TensorRT FP16 — Maximum Performance

nlp = spacy_accelerate.optimize(
    nlp,
    provider="tensorrt",
    precision="fp16",
    trt_max_workspace_size=4 * 1024**3,
    trt_builder_optimization_level=3,
    trt_timing_cache=True,
    batch_buckets=[8, 16, 64, 128],
    fixed_seq_length=144,
)

First run after a clean cache: 2–5 minutes for TRT kernel compilation. Subsequent runs: ~10 seconds warmup, then full speed.

ONNX Runtime CUDA FP16 — Fast Start

nlp = spacy_accelerate.optimize(
    nlp,
    provider="cuda",
    precision="fp16",
)

No TRT compilation overhead. Good throughput (3.02×). The right choice when you can't afford the startup latency of TRT compilation, or when TRT isn't available.

CPU

nlp = spacy_accelerate.optimize(
    nlp,
    provider="cpu",
    precision="fp32",
)

No GPU required. ONNX Runtime applies graph-level optimizations that give a modest improvement over raw PyTorch on CPU.

12

Supported Models

Only en_core_web_trf has been tested end-to-end.

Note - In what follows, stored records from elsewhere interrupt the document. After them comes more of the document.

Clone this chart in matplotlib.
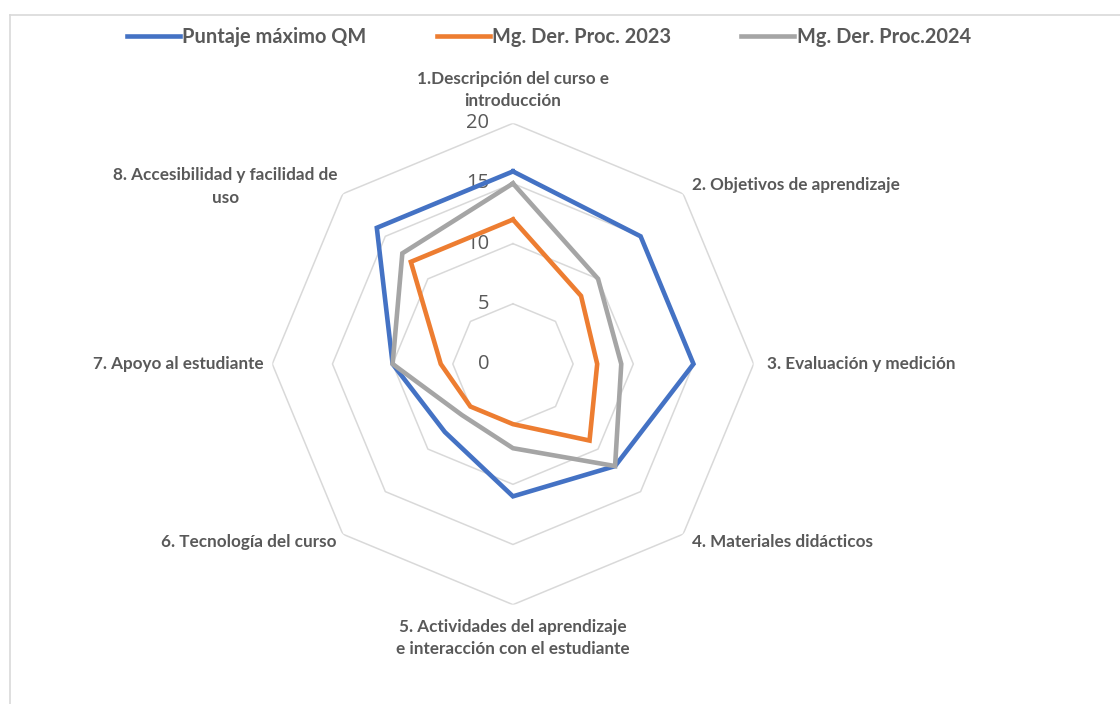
#!/usr/bin/env python3
"""Radar chart: QM scores, Mg. Der. Proc. 2023 vs 2024"""

import numpy as np
import matplotlib
matplotlib.use('Agg')
import matplotlib.pyplot as plt
from matplotlib.lines import Line2D

plt.rcParams['font.family'] = ['Lato', 'DejaVu Sans']

# data
categories = [
    '1.Descripción del curso e\nintroducción',
    '2. Objetivos de aprendizaje',
    '3. Evaluación y medición',
    '4. Materiales didácticos',
    '5. Actividades del aprendizaje\ne interacción con el estudiante',
    '6. Tecnología del curso',
    '7. Apoyo al estudiante',
    '8. Accesibilidad y facilidad de\nuso',
]
series_names = ['Puntaje máximo QM', 'Mg. Der. Proc. 2023', 'Mg. Der. Proc.2024']
puntaje_qm = [16, 15, 15, 12, 11, 8, 10, 16]
proc_2023 = [12, 8, 7, 9, 5, 5, 6, 12]
proc_2024 = [15, 10, 9, 12, 7, 6, 10, 13]
r_ticks = [0, 5, 10, 15, 20]

colors = ['#4472C4', '#ED7D31', '#A5A5A5']
grid_color = '#D9D9D9'
text_color = '#595959'

n = len(categories)
angles = np.linspace(0, 2 * np.pi, n, endpoint=False)
closed = np.append(angles, angles[0])

fig = plt.figure(figsize=(11.2, 7.04), dpi=100)
ax = fig.add_axes([0.2431, 0.1411, 0.4298, 0.6838], projection='polar')
ax.set_theta_offset(np.pi / 2)
ax.set_theta_direction(-1)
ax.set_ylim(0, r_ticks[-1])
ax.grid(False)
ax.spines['polar'].set_visible(False)
ax.set_xticks([])
ax.set_yticks([])
ax.patch.set_alpha(0)

# octagon gridlines
for lvl in r_ticks[1:]:
    ax.plot(closed, [lvl] * (n + 1), color=grid_color, lw=1.1, zorder=1)

# radial tick labels
for lvl in r_ticks:
    ax.annotate(str(lvl), xy=(0, lvl), xytext=(-17, 0), textcoords='offset points',
                ha='right', va='center', fontsize=14.5, color=text_color,
                family=['Open Sans', 'DejaVu Sans'], zorder=2)

# series
for vals, c in zip([puntaje_qm, proc_2023, proc_2024], colors):
    ax.plot(closed, vals + vals[:1], color=c, lw=3.3, zorder=3,
            solid_joinstyle='miter')

# category labels
offsets = [(0, 10), (6.5, 6.5), (9.4, 0), (6.5, -6), (0, -10), (-4.3, -6), (-6.5, 0), (-3.6, 5.4)]
has = ['center', 'left', 'left', 'left', 'center', 'right', 'right', 'right']
vas = ['bottom', 'center', 'center', 'center', 'top', 'center', 'center', 'center']
for ang, lab, off, h, v in zip(angles, categories, offsets, has, vas):
    ax.annotate(lab, xy=(ang, r_ticks[-1]), xytext=off, textcoords='offset points',
                ha=h, va=v, multialignment='center', fontsize=12.3, fontweight='bold',
                color=text_color, linespacing=1.5, annotation_clip=False)

# legend
handles = [Line2D([0], [0], color=c, lw=3.3) for c in colors]
fig.legend(handles, series_names, loc='center', bbox_to_anchor=(0.49, 0.947), ncol=3,
           frameon=False, handlelength=2.65, handletextpad=0.12, columnspacing=3.5,
           prop={'weight': 'bold', 'size': 14.4}, labelcolor=text_color)

# chart frame
fig.add_artist(Line2D([10 / 1120, 1], [1 - 15 / 704, 1 - 15 / 704], color=grid_color, lw=1.2))
fig.add_artist(Line2D([10 / 1120, 10 / 1120], [0, 1 - 15 / 704], color=grid_color, lw=1.2))

fig.savefig('out.png', dpi=100)
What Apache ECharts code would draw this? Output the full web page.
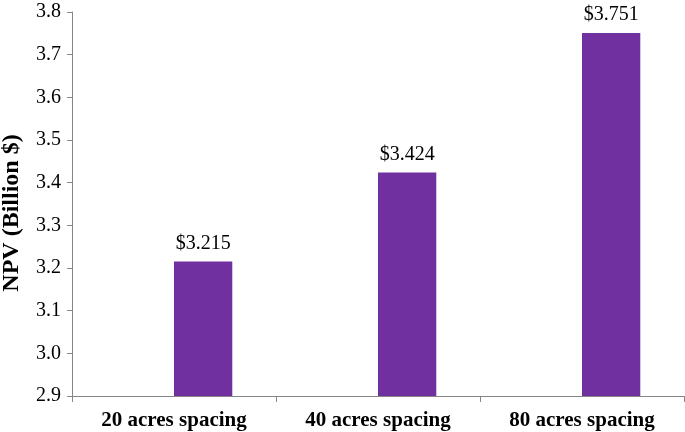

Other spaCy English models (en_core_web_sm/md/lg) are not transformer-based and are not compatible. Non-English transformer models have not been validated.

spaCy model Architecture Status Notes
en_core_web_trf RoBERTa (curated) Tested Only model with benchmark results
en_core_web_sm/md/lg CNN / tok2vec Not applicable No transformer component
Other language models Various Not tested Weight mapping may not cover all architectures
13

Limitations

Inference only. The graph is frozen at export time. Fine-tuning through spacy-accelerate is not possible — there are no gradients.

Final hidden state only. ONNX exports a single output. If a downstream component accesses intermediate layer outputs, it will receive the final layer repeated. Probing intermediate layers requires a different export strategy.

Batch buckets required for TRT. TensorRT needs shapes known at compile time. Batch sizes outside your configured batch_buckets will trigger a compilation pause on first occurrence.

CUDA 12 only. The full stack (PyTorch, TensorRT, cupy, onnxruntime-gpu) is built against CUDA 12. CUDA 11 is not supported.

Single GPU. Multi-GPU is not implemented. device_id selects a specific device, but cross-GPU parallelism isn't supported.